──────── Records for processing ────────
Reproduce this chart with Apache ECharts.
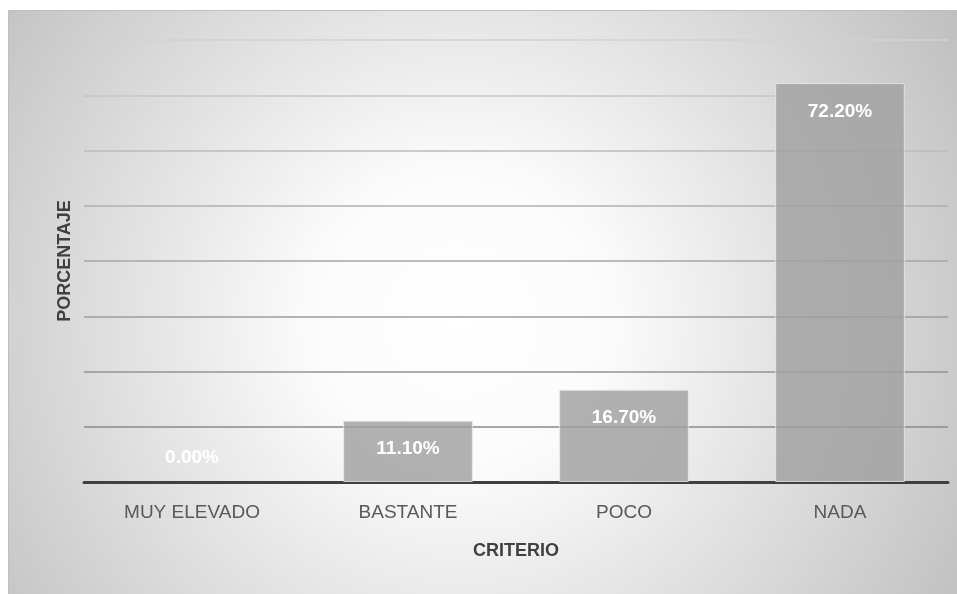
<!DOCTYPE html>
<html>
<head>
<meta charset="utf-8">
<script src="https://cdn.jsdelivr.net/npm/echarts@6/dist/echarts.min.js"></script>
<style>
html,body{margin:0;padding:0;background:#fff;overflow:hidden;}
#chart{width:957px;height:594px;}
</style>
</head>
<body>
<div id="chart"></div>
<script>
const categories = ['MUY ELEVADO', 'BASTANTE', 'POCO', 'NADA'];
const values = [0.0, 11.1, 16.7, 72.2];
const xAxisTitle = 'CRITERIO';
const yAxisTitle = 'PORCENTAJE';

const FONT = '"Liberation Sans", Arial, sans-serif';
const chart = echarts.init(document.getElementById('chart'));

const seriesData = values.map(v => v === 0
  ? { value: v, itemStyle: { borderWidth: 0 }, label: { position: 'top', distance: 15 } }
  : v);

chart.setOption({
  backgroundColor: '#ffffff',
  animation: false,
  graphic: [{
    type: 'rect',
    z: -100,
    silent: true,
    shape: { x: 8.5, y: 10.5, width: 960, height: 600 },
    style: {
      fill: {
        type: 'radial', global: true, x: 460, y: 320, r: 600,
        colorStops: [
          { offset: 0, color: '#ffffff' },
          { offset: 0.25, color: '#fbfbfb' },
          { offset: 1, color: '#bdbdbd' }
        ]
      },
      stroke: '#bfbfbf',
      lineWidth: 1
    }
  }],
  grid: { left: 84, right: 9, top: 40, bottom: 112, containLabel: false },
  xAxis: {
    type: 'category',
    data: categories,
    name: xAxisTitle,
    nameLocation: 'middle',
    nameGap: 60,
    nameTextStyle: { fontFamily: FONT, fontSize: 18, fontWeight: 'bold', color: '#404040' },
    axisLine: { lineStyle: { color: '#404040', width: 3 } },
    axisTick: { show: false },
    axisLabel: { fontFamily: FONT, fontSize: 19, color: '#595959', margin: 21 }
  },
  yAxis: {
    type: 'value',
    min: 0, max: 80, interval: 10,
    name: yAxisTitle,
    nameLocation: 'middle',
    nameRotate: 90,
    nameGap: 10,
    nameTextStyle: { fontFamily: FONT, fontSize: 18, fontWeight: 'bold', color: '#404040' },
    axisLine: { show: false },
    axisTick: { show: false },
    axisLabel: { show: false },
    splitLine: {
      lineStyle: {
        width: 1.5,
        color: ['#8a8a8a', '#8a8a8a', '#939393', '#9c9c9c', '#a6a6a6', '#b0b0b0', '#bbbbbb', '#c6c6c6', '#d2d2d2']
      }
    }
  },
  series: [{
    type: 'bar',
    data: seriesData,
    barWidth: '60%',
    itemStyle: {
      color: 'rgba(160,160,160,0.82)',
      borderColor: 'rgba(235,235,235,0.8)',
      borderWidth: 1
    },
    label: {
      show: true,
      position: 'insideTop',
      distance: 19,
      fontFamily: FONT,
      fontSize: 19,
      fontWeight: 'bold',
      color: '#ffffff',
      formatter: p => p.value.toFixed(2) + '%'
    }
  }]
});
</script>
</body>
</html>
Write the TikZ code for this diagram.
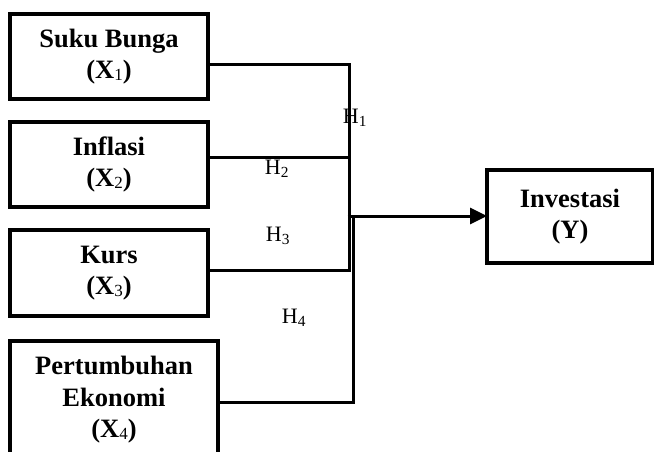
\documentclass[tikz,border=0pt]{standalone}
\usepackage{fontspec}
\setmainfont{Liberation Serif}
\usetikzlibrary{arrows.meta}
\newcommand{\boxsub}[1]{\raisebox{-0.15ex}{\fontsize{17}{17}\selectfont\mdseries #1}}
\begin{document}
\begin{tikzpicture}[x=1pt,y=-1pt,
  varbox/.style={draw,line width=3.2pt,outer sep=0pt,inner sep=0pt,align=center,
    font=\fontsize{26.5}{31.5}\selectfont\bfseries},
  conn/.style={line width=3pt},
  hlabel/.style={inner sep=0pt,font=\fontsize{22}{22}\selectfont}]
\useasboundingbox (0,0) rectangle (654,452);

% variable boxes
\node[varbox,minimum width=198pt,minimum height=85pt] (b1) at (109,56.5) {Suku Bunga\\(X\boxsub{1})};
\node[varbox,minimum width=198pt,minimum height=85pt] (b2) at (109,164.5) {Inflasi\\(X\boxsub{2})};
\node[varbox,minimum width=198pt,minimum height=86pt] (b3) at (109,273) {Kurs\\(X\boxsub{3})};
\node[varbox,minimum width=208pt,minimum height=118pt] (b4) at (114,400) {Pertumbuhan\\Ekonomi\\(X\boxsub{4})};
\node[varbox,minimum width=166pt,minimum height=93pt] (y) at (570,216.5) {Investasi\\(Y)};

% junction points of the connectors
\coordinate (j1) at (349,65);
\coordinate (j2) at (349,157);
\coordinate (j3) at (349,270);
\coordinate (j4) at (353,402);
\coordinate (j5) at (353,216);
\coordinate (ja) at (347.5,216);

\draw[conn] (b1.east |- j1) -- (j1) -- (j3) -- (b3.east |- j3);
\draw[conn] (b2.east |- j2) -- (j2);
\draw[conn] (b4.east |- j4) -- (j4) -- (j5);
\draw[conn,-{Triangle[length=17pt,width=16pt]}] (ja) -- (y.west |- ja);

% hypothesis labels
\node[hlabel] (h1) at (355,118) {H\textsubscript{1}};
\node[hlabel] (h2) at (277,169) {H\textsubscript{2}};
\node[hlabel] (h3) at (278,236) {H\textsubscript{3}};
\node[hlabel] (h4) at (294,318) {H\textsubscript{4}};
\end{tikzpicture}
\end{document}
────────
In the records above, tally the lines where the word "this" appears, and give the number and nothing else.

2